Is anyone familair with the book : Jessie Penn-Lewis: War on the saints

War On The Saints - Contents

I know that Jessie Penn-Lewis was from the Keswick movement, but i was still wondering if it is a good boook to read ?


----------



## Pilgrim (Dec 20, 2007)

The use of the term "possession" to describe demonic activity in the life of believers was objected to and denounced as heretical by some. Some versions of the book edit this part out. She was a patron of Evan Roberts, a leading figure in the Welsh Revival of 1904-1905. Apparently Roberts had a hand in writing the book too but later disavowed it.


----------



## Jerusalem Blade (Jan 30, 2008)

She was a Calvinistic Methodist (_a la_ Lloyd Jones), and her use of the word "possession" would better be "infiltration" or "demonization" than the total control and ownership we associate with the word.

For the nuances involved see my two posts in the http://www.puritanboard.com/f15/can-born-again-believer-demon-possessed-27696/ thread.

As you can see (if you checked the latter post) Calvin says almost the same thing.

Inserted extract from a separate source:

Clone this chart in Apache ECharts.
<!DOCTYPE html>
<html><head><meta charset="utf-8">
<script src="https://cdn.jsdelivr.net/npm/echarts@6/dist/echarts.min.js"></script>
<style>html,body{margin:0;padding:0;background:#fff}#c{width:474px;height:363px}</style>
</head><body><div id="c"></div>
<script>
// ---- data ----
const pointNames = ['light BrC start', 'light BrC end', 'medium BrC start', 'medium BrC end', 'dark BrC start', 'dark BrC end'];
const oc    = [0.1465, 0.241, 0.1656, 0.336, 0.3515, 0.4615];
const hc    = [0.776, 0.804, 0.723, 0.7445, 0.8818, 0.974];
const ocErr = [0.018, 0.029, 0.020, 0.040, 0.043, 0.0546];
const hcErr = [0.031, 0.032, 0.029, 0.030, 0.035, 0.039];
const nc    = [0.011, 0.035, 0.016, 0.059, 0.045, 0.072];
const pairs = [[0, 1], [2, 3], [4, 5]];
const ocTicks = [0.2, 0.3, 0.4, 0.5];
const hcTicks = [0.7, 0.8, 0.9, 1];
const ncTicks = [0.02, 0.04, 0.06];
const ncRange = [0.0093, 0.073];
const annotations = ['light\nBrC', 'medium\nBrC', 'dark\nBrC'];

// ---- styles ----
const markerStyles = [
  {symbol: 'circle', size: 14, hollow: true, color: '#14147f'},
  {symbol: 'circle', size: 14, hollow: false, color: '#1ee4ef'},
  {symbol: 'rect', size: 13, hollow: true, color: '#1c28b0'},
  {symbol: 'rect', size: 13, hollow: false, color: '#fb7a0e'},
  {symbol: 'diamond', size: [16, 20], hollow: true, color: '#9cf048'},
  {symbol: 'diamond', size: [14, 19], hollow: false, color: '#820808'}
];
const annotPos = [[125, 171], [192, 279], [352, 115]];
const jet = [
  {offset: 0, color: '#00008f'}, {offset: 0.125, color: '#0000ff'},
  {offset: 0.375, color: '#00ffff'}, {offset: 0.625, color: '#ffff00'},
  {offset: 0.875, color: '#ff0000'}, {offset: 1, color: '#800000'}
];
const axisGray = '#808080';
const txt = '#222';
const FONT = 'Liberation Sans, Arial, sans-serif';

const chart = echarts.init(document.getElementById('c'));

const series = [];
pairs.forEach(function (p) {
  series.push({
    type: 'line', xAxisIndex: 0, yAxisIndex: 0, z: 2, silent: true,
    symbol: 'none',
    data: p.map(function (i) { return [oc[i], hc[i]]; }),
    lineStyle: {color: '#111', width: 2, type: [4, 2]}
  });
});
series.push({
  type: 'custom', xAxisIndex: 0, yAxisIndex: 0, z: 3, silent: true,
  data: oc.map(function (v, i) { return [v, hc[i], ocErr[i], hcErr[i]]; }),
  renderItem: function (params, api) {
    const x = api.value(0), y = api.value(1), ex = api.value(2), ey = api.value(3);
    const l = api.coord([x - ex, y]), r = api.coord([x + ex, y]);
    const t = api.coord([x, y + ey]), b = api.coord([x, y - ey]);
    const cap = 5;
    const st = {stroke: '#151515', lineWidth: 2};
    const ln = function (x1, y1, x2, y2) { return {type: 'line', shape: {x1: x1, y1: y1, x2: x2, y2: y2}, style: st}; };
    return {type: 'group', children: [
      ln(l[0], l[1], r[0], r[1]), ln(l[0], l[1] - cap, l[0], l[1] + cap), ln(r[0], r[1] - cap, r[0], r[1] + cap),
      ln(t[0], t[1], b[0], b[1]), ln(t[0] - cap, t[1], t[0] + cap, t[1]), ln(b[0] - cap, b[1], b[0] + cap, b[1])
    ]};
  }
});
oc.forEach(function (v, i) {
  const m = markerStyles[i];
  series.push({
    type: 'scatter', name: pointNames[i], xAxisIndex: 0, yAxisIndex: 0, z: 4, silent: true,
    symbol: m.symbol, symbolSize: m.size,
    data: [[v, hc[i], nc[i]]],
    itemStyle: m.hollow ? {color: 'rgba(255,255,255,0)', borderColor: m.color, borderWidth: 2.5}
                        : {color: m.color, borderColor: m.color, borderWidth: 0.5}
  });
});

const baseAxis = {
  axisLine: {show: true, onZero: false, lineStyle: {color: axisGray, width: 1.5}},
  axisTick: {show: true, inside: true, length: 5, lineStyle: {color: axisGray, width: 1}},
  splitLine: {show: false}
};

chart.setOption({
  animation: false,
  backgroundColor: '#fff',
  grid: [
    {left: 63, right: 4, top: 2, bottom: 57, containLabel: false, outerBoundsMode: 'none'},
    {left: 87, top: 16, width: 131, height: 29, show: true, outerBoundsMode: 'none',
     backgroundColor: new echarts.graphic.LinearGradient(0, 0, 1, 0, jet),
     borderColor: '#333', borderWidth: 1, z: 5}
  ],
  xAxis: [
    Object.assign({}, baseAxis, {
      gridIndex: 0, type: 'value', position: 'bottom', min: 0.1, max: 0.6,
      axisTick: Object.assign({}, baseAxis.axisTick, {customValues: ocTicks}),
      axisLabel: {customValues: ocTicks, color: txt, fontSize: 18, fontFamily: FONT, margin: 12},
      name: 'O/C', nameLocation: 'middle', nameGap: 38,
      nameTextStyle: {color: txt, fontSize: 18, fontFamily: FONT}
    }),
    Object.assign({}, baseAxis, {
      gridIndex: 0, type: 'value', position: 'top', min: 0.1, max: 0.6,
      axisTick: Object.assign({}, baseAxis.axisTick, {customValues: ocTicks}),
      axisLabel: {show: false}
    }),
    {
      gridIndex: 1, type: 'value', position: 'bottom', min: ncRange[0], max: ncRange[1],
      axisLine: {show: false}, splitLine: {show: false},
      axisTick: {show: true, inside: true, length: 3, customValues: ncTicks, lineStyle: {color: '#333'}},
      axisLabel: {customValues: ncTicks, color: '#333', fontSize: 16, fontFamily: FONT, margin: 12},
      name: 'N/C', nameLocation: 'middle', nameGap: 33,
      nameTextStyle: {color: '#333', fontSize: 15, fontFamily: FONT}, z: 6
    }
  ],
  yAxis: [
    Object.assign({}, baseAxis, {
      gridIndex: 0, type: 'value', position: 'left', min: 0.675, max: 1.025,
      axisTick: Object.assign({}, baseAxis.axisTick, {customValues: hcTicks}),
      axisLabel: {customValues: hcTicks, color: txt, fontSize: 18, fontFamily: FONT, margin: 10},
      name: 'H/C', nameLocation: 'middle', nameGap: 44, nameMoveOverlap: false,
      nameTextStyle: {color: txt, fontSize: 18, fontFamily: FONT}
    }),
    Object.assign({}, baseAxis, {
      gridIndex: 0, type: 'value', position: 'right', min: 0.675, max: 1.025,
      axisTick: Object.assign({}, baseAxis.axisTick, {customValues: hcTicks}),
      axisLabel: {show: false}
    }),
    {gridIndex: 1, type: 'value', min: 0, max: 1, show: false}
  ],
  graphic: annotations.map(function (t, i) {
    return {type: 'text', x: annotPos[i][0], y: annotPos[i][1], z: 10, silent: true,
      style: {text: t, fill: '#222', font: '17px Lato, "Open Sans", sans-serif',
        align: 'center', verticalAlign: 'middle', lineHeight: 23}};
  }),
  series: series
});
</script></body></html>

One of the problems with that Welch revival (and Robert's part in it in particular) was the lack of expository preaching, and teaching; there is much agreement that it was a godly revival, but saints ungrounded in the Word are sitting ducks. It was this sort of vulnerability to deception of various sorts that Penn-Lewis discerned.

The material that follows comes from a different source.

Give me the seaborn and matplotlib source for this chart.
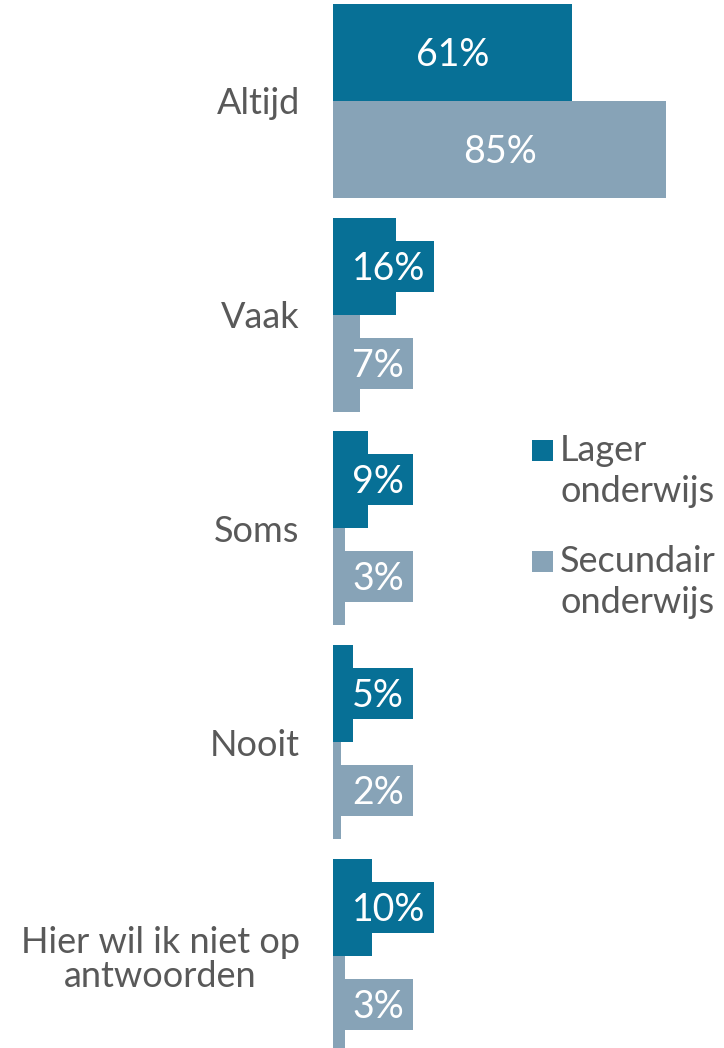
import matplotlib
matplotlib.use("Agg")
import matplotlib.pyplot as plt
import seaborn as sns
import pandas as pd
from matplotlib.patches import Rectangle

categories = ["Altijd", "Vaak", "Soms", "Nooit", "Hier wil ik niet op\nantwoorden"]
lager = [61, 16, 9, 5, 10]
secundair = [85, 7, 3, 2, 3]
series_names = ["Lager onderwijs", "Secundair onderwijs"]
legend_lines = [["Lager", "onderwijs"], ["Secundair", "onderwijs"]]
colors = ["#077096", "#87A3B7"]

df = pd.DataFrame({
    "cat": categories * 2,
    "val": lager + secundair,
    "group": [series_names[0]] * len(categories) + [series_names[1]] * len(categories),
})

sns.set_theme(style="white")
plt.rcParams["font.family"] = ["Lato", "DejaVu Sans"]
text_color = "#595959"

W, H = 724, 1048
fig = plt.figure(figsize=(W / 100, H / 100), dpi=100)
x0 = 333
ax = fig.add_axes([x0 / W, 0, (W - x0) / W, 1])

sns.barplot(data=df, y="cat", x="val", hue="group", order=categories,
            hue_order=series_names, palette=colors, saturation=1,
            width=0.908, orient="h", ax=ax, legend=False, linewidth=0)

px_per_pct = 3.92
spacing = 213.7
ax.set_xlim(0, (W - x0) / px_per_pct)
ax.set_ylim((H - 101) / spacing, -101 / spacing)

ax.set_xlabel("")
ax.set_ylabel("")
ax.set_xticks([])
ax.tick_params(axis="y", length=0, pad=24, labelsize=26, labelcolor=text_color)
for lbl in ax.get_yticklabels():
    lbl.set_multialignment("center")
    lbl.set_linespacing(1.05)
for s in ax.spines.values():
    s.set_visible(False)

fig.canvas.draw()
renderer = fig.canvas.get_renderer()
val_fs = 27
cap_half = 13.5 / spacing  # half digit height in data units

for c, col in zip(ax.containers, colors):
    for bar in c:
        v = bar.get_width()
        yc = bar.get_y() + bar.get_height() / 2
        label = f"{v:.0f}%"
        if v > 20:
            ax.text(v / 2, yc + cap_half, label, ha="center", va="baseline",
                    color="white", fontsize=val_fs, zorder=5)
        else:
            tx = (352 - x0) / px_per_pct
            t = ax.text(tx, yc + cap_half, label, ha="left", va="baseline",
                        color="white", fontsize=val_fs, zorder=5)
            ext = t.get_window_extent(renderer)
            tw = ext.width / px_per_pct
            bx0 = (341 - x0) / px_per_pct
            bx1 = tx + tw + 9 / px_per_pct
            bh = 51 / spacing
            ax.add_patch(Rectangle((bx0, yc - bh / 2), bx1 - bx0, bh,
                                   fc=col, ec="none", zorder=4))

# legend (drawn manually, marker aligned with first line)
entries = [(461, 502), (572, 613)]
for (b1, b2), lines, col in zip(entries, legend_lines, colors):
    fig.patches.append(Rectangle((532 / W, 1 - b1 / H), 21 / W, 21 / H,
                                 transform=fig.transFigure, fc=col, ec="none"))
    fig.text(560 / W, 1 - b1 / H, lines[0], ha="left", va="baseline",
             fontsize=26, color=text_color)
    fig.text(560 / W, 1 - b2 / H, lines[1], ha="left", va="baseline",
             fontsize=26, color=text_color)

fig.savefig("out.png", dpi=100)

One could almost call it a near-definitive textbook on spiritual deception and counterfeits. Only the _unabridged_ edition is worthwhile. For that, see here:

War On The Saints - Contents

All in all (with a few minor caveats), I think it a great book.


----------



## Blueridge Believer (Jan 30, 2008)

I have the book but have never read it. It was given to me as a gift. I think now I will read it, after I'm finished the puritan challenge of course!


----------